**WHAT IS NEEDED:** Using the data that follows, return exactly the lines from the one that contains "Output the Python" through the one that contains "from matplotlib.ticker import MultipleLocator", ends included.

Start of DATA FOR THIS EXERCISE

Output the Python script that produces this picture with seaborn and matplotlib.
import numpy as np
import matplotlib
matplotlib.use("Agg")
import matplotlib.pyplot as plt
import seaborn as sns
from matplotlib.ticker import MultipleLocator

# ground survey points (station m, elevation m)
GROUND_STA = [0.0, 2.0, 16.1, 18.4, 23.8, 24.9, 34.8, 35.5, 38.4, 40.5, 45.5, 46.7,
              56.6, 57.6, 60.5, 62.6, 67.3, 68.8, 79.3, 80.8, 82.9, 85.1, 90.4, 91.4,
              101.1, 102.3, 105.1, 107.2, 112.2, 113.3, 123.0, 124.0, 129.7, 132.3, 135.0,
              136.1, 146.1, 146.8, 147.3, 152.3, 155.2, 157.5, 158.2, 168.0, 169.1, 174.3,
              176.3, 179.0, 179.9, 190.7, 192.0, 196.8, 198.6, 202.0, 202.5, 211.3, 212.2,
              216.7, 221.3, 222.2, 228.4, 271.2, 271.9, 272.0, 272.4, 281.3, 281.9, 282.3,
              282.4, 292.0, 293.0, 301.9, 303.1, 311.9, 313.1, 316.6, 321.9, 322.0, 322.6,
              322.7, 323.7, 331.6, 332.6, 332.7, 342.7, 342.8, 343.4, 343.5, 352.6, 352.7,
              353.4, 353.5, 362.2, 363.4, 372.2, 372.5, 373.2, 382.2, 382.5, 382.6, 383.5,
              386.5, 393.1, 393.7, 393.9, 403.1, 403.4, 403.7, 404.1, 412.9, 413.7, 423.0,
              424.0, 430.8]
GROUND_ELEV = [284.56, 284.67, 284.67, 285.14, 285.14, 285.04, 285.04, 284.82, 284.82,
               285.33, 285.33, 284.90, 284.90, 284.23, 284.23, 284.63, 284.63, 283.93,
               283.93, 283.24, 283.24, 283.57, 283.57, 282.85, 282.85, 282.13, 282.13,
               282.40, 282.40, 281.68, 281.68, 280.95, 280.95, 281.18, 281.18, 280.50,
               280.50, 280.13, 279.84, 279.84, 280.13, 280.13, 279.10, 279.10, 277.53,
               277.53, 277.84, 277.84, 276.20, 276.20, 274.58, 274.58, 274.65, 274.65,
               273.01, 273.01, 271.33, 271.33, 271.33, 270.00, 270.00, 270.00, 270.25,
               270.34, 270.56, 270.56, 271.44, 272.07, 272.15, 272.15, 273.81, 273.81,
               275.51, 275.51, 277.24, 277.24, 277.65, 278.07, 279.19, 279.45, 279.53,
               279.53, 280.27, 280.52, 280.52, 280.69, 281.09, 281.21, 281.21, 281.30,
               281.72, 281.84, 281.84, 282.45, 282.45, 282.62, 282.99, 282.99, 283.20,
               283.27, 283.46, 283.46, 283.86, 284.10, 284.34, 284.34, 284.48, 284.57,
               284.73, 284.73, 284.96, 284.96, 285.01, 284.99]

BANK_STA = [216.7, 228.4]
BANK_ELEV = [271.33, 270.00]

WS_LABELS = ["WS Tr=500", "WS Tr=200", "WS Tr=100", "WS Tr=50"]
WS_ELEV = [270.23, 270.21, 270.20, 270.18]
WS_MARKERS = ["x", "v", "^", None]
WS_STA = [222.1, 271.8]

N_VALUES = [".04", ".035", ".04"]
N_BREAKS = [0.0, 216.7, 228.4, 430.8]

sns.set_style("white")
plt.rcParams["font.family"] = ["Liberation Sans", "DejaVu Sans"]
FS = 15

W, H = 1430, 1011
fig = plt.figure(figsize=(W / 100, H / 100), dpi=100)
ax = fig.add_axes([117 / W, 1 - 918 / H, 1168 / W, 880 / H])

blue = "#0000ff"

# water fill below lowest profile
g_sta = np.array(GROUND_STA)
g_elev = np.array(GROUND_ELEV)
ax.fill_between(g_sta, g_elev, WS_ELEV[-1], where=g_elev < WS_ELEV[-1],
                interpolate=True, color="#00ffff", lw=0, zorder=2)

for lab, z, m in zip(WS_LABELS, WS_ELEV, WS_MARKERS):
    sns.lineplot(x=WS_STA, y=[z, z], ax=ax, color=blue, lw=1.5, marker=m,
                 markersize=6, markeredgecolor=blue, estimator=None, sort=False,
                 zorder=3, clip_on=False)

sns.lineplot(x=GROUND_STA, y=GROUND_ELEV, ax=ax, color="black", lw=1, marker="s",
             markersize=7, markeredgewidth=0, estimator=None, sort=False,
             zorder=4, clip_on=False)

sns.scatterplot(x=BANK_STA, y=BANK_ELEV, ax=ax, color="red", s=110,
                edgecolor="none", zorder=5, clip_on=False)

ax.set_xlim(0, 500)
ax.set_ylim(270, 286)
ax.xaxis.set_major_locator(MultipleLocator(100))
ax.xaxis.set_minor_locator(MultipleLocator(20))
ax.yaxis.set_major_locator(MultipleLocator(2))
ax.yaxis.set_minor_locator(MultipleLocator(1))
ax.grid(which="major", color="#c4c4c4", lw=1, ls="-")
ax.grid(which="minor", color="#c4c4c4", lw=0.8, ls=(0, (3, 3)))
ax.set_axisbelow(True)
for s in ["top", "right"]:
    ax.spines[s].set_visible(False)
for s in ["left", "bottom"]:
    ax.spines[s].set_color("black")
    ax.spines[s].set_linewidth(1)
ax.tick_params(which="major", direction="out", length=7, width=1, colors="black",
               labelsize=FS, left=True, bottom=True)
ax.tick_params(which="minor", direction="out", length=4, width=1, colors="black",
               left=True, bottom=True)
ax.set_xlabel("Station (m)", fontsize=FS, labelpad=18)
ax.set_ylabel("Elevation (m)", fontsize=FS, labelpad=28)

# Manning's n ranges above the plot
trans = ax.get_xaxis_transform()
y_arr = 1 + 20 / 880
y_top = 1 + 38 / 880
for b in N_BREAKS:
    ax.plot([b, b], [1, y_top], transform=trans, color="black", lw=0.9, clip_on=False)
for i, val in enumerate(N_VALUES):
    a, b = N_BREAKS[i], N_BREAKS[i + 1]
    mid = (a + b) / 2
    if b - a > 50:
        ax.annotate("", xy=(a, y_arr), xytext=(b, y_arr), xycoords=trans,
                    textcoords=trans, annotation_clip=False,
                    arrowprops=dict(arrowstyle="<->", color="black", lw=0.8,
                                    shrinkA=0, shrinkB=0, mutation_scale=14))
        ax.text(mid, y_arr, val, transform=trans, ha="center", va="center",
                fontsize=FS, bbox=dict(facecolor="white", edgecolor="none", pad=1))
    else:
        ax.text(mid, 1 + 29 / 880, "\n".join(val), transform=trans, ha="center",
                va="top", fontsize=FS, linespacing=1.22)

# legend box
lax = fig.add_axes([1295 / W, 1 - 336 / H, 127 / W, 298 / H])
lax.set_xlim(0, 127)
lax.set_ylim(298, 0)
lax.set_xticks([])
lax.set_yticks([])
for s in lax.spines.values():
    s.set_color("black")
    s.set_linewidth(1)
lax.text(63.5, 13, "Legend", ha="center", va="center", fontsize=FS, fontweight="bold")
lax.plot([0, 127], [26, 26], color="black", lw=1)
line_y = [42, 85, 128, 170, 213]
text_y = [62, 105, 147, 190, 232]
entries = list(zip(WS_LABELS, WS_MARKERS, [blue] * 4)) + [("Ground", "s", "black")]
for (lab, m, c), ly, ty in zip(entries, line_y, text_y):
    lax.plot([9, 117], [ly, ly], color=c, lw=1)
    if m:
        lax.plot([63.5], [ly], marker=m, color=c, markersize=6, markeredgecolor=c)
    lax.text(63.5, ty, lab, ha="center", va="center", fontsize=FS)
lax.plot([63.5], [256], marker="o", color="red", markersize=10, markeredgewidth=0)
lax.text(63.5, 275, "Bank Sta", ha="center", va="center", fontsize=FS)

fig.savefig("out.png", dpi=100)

End of DATA FOR THIS EXERCISE
Start of DATA FOR THIS EXERCISE

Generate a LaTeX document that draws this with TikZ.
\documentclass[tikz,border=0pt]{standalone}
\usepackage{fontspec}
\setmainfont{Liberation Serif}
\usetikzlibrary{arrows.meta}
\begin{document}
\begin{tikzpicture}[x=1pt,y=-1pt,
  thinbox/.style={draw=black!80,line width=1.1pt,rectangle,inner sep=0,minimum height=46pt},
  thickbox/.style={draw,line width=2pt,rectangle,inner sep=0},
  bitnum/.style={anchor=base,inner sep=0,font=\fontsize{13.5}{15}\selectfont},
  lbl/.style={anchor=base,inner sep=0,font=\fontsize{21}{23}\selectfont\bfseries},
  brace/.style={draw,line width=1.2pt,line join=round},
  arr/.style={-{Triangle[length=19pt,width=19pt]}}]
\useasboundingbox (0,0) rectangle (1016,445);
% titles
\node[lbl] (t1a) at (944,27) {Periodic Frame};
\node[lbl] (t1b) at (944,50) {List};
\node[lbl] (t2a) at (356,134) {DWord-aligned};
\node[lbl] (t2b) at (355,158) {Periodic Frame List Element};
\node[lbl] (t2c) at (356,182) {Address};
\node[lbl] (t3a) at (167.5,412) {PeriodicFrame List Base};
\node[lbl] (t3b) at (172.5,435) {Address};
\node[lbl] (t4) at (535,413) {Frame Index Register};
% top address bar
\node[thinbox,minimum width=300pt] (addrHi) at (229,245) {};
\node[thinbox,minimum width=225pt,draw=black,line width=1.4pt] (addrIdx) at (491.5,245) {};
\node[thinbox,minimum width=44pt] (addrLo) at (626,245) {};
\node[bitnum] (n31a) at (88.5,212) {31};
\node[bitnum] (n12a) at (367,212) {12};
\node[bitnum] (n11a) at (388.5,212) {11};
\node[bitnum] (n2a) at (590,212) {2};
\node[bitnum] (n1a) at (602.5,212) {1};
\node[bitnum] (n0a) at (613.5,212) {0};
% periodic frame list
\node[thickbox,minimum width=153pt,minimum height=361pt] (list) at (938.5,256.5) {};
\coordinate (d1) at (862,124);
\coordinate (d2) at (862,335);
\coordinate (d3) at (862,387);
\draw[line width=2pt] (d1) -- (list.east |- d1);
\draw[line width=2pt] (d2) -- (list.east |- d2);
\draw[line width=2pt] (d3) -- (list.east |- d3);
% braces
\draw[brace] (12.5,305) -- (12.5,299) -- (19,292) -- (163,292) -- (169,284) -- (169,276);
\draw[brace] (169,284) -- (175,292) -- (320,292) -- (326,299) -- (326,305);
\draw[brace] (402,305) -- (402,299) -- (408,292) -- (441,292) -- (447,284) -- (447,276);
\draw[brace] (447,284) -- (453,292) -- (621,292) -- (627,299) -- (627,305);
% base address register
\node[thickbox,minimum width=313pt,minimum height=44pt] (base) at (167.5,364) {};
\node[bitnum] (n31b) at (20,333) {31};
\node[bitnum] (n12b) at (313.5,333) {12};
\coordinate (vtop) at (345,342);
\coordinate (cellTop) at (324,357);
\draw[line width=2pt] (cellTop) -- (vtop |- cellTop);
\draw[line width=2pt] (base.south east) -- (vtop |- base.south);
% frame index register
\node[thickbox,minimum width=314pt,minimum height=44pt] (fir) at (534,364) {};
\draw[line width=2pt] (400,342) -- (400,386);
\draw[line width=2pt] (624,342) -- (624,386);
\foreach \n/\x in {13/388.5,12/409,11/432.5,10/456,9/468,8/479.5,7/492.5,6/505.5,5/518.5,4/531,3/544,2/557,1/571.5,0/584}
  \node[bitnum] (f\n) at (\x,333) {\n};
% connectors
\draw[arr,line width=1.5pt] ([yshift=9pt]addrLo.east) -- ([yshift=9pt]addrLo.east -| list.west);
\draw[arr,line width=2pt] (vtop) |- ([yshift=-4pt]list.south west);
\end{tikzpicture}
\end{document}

End of DATA FOR THIS EXERCISE

**RESULT FOR THIS TASK:**
Output the Python script that produces this picture with seaborn and matplotlib.
import numpy as np
import matplotlib
matplotlib.use("Agg")
import matplotlib.pyplot as plt
import seaborn as sns
from matplotlib.ticker import MultipleLocator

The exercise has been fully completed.